対象魚種の日間給餌率と酸素消費量がわかれば、有機窒素等の汚濁負荷量を推論することが可能であることは前述した。そこで、次の段階として、これらの係数を基にどれだけの能力の装置が必要となるのかを整理しておく。

イ)酸素供給量

純酸素を供給するので、酸素消費量と同量の純酸素を補給すれば良い。例えば、体重1kgのハマチの場合、水温24℃では1尾1日当たり7.2gの酸素を消費するので、その分を補給すれば元の状態を保つことができる。

ロ)硝化能力

Losordo理論によるアンモニア態窒素量の算出方法を再掲する。

PTAN=(FA×PC×0.102)÷t

PTAN:Production of Total Ammonia nitrogen(アンモニア態窒素総排泄量)

FA:Feed Added(給餌量)

PC:Protein Content of feed(餌中の蛋白質含有率)

t:単位時間

TANが水に溶けるとNH3-NとNH4+-Nに分かれる。
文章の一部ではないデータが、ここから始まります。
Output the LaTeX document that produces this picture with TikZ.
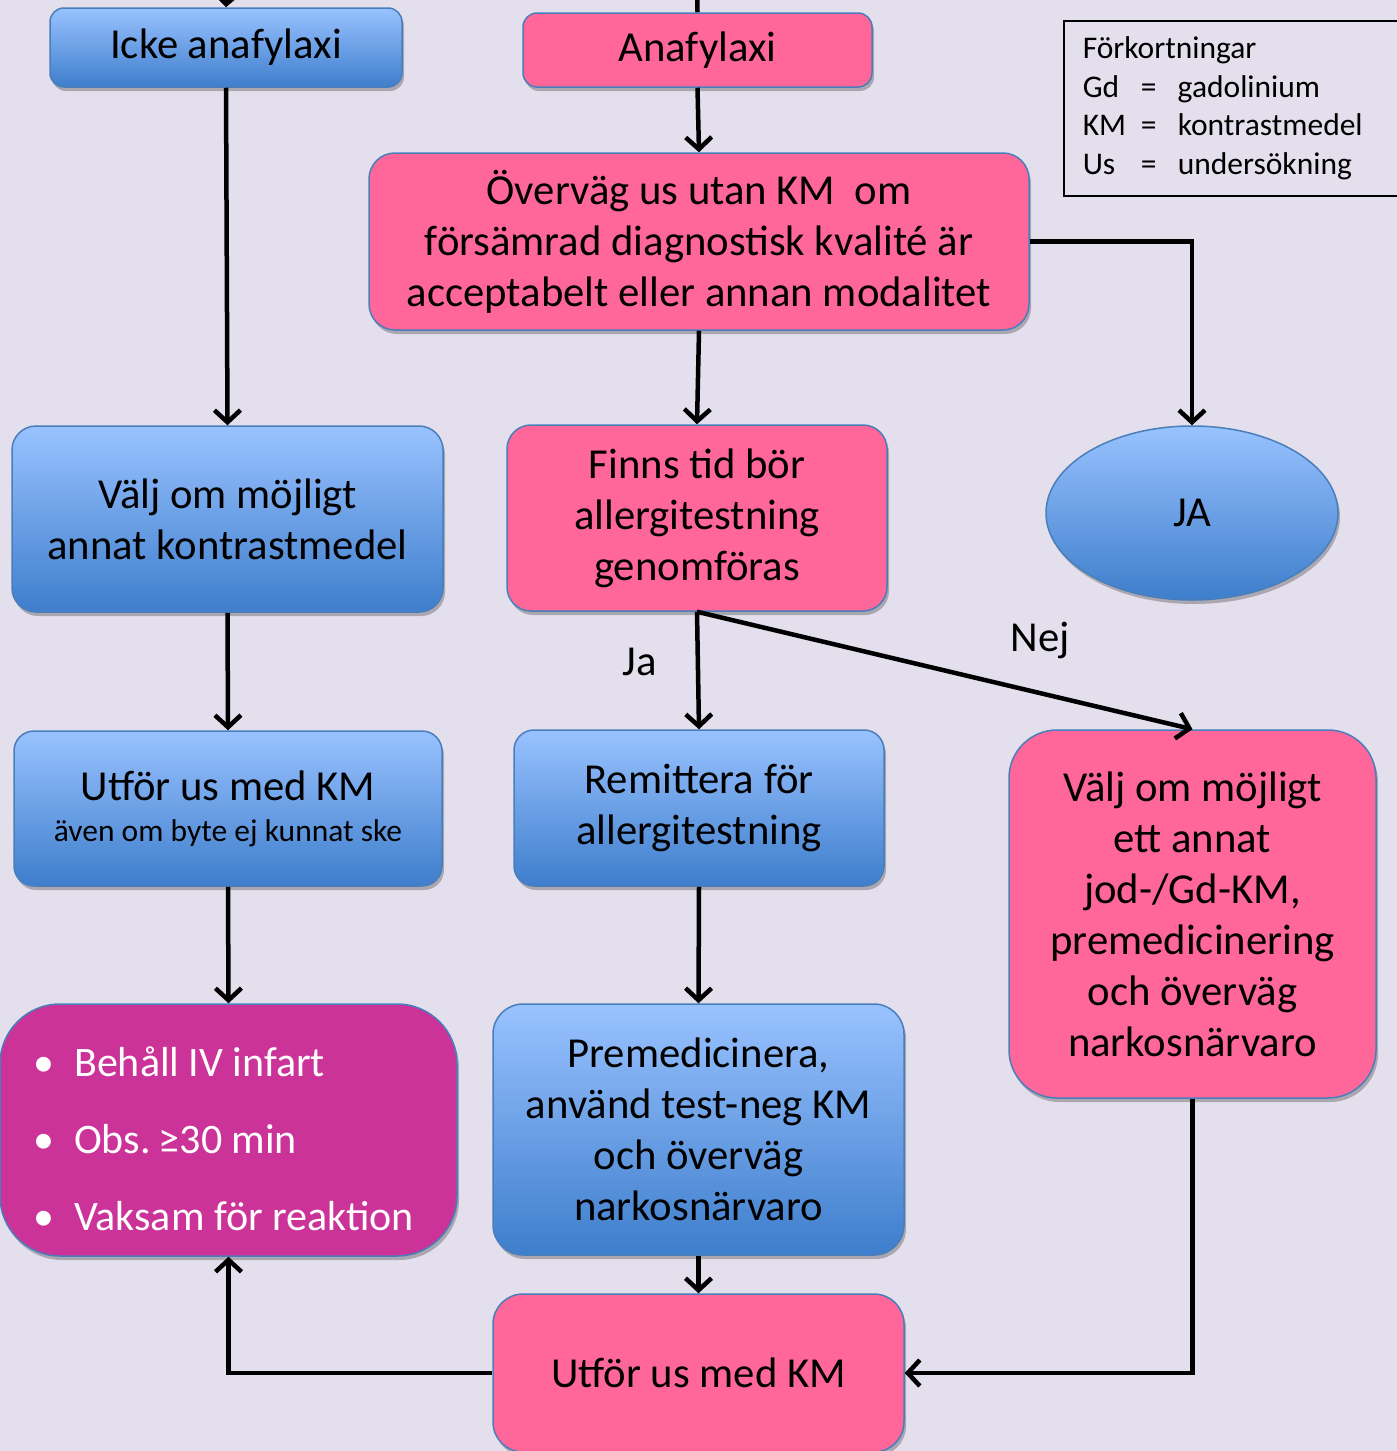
\documentclass[tikz,border=0pt]{standalone}
\usepackage{fontspec}
\setmainfont{Carlito}
\usetikzlibrary{arrows.meta,shapes.geometric,shadows}
\definecolor{bgc}{RGB}{228,223,236}
\definecolor{pinkc}{RGB}{255,102,153}
\definecolor{magc}{RGB}{204,51,153}
\definecolor{bluetop}{RGB}{153,194,255}
\definecolor{bluebot}{RGB}{62,126,204}
\definecolor{edgeb}{RGB}{74,126,187}
\newcommand\fbig{\fontsize{42.7}{51}\selectfont}
\newcommand\fmid{\fontsize{31.5}{38.5}\selectfont}
\tikzset{
 box/.style={draw=edgeb, line width=1.5pt, rounded corners=14pt, inner sep=0pt, align=center, font=\fbig,
   drop shadow={shadow xshift=2pt, shadow yshift=-4pt, opacity=0.25, fill=black}},
 bluebox/.style={box, top color=bluetop, bottom color=bluebot},
 pinkbox/.style={box, fill=pinkc},
 arr/.style={line width=4.5pt, -{Straight Barb[length=12pt,width=26pt]}},
 plain/.style={line width=4.5pt},
 lbl/.style={font=\fbig, inner sep=0pt}
}
\begin{document}
\begin{tikzpicture}[x=1pt,y=-1pt]
\useasboundingbox (0,0) rectangle (1397,1451);
\fill[bgc] (0,0) rectangle (1397,1451);

% nodes
\node[bluebox, minimum width=352pt, minimum height=79pt] (icke) at (226,47.5) {Icke anafylaxi};
\node[pinkbox, minimum width=349pt, minimum height=74pt] (ana) at (697.5,50) {Anafylaxi};
\node[pinkbox, rounded corners=26pt, minimum width=660pt, minimum height=177pt] (overv) at (699,241.5)
  {Överväg us utan KM\ \ om\\försämrad diagnostisk kvalité är\\acceptabelt eller annan modalitet};
\node[draw=black, line width=1.5pt, anchor=north west, minimum width=340pt, minimum height=175pt,
  inner xsep=19pt, inner ysep=0pt, align=left, font=\fmid, text width=302pt] (leg) at (1063,20)
  {Förkortningar\\
   \makebox[58pt][l]{Gd}\makebox[37pt][l]{=}gadolinium\\
   \makebox[58pt][l]{KM}\makebox[37pt][l]{=}kontrastmedel\\
   \makebox[58pt][l]{Us}\makebox[37pt][l]{=}undersökning};
\node[bluebox, rounded corners=24pt, minimum width=431pt, minimum height=186pt] (valj1) at (227.5,519)
  {Välj om möjligt\\annat kontrastmedel};
\node[pinkbox, rounded corners=24pt, minimum width=380pt, minimum height=186pt] (finns) at (697,518)
  {Finns tid bör\\allergitestning\\genomföras};
\node[bluebox, ellipse, minimum width=292pt, minimum height=174pt] (ja) at (1192,513) {JA};
\node[bluebox, rounded corners=20pt, minimum width=428pt, minimum height=155pt] (utf1) at (228,808.5)
  {Utför us med KM\\[-10pt]{\fontsize{31.5}{36}\selectfont även om byte ej kunnat ske}};
\node[bluebox, rounded corners=20pt, minimum width=370pt, minimum height=156pt] (rem) at (699,808)
  {Remittera för\\allergitestning};
\node[pinkbox, rounded corners=48pt, minimum width=367pt, minimum height=368pt] (valj2) at (1192.5,914)
  {Välj om möjligt\\ett annat\\jod-/Gd-KM,\\premedicinering\\och överväg\\narkosnärvaro};
\node[box, fill=magc, rounded corners=60pt, minimum width=457pt, minimum height=252pt] (bul) at (228.5,1130) {};
\node[anchor=west, align=left, inner sep=0pt, text=white, font=\fontsize{42}{77}\selectfont] (bultext) at (33,1139)
  {\makebox[41pt][l]{•}Behåll IV infart\\
   \makebox[41pt][l]{•}Obs.\hspace{8pt}≥30 min\\
   \makebox[41pt][l]{•}Vaksam för reaktion};
\node[bluebox, rounded corners=30pt, minimum width=411pt, minimum height=251pt] (prem) at (698.5,1129.5)
  {Premedicinera,\\använd test-neg KM\\och överväg\\narkosnärvaro};
\node[pinkbox, rounded corners=30pt, minimum width=411pt, minimum height=158pt] (utf2) at (698.5,1373)
  {Utför us med KM};

% labels
\node[lbl] (lja) at (640,662) {Ja};
\node[lbl] (lnej) at (1040,640) {Nej};

% free ends above the picture
\coordinate (topL) at (228,-40);
\coordinate (topM) at (697,-40);

% connectors
\draw[arr] (topL) -- (icke.north);
\draw[plain] (topM) -- (ana.north);
\draw[arr] (icke.south) -- (valj1.north);
\draw[arr] (ana.south) -- (overv.north);
\draw[arr] (overv.east) -| (ja.north);
\draw[arr] (overv.south) -- (finns.north);
\draw[arr] (finns.south) -- (rem.north);
\draw[arr] (finns.south) -- (valj2.north);
\draw[arr] (valj1.south) -- (utf1.north);
\draw[arr] (utf1.south) -- (bul.north);
\draw[arr] (rem.south) -- (prem.north);
\draw[arr] (prem.south) -- (utf2.north);
\draw[arr] (valj2.south) |- (utf2.east);
\draw[arr] (utf2.west) -| (bul.south);
\end{tikzpicture}
\end{document}
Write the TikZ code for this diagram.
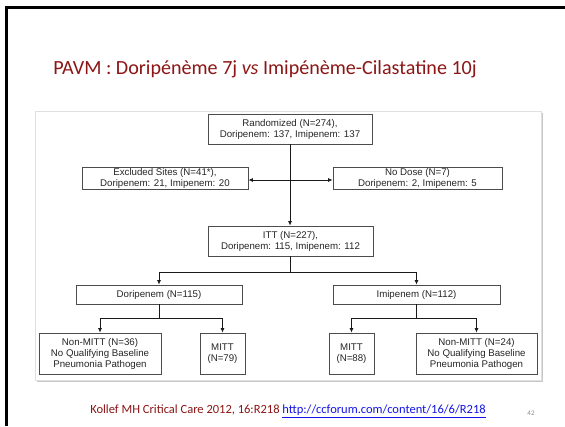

NH3-NとNH4+-Nの割合は水のPHや温度によって変化が大きくTANの限界値も変化してしまう。魚にとってNH3-Nだけが毒性があるので、NH3-Nだけを指標として限界値を0.03mg/?とする。

 

アンモニア態窒素(TAN)の硝化に対する考え方

?RBC(回転円盤)によってまず全体の35%を除去する。

濾材はサランロックを使用し、必要量は400m2/水m3

硝化能力は 0.35g-N/m2/日

濾材容器は濾材量の1.5倍程度の容量を要す

?FBF(流動床濾過)によって残りの65%を除去する。

濾材は砂を使用し、必要量は10,000m2/水m3

硝化能力は0.25g-N/m2/日

ハ)脱窒能力

アンモニア態窒素が硝化されてNO2--NまたはNO3--N等の硝酸態窒素になったとしても、窒素量は同じであるので、脱窒の対象窒素量はTAN‐N量をそのまま使用すれば良い。

硝酸態窒素はほとんどの魚種に対して100mg/リットルの濃度までは影響がない上に、高濃度までの処理は効率が良いので、脱窒能力は硝化能力に対して5〜10%程度の規模で考えておけば良い。

ニ)殺菌能力

紫外線殺菌装置から254nmの紫外線を40,000mW/cm2/秒 照射する。さらにオゾン発生装置も使用する。オゾンは給餌量1kgに対して0.2〜0.25gの使用を基準とする。いずれも既に市販されているので、システムの容量に合わせた能力の機器を用意する。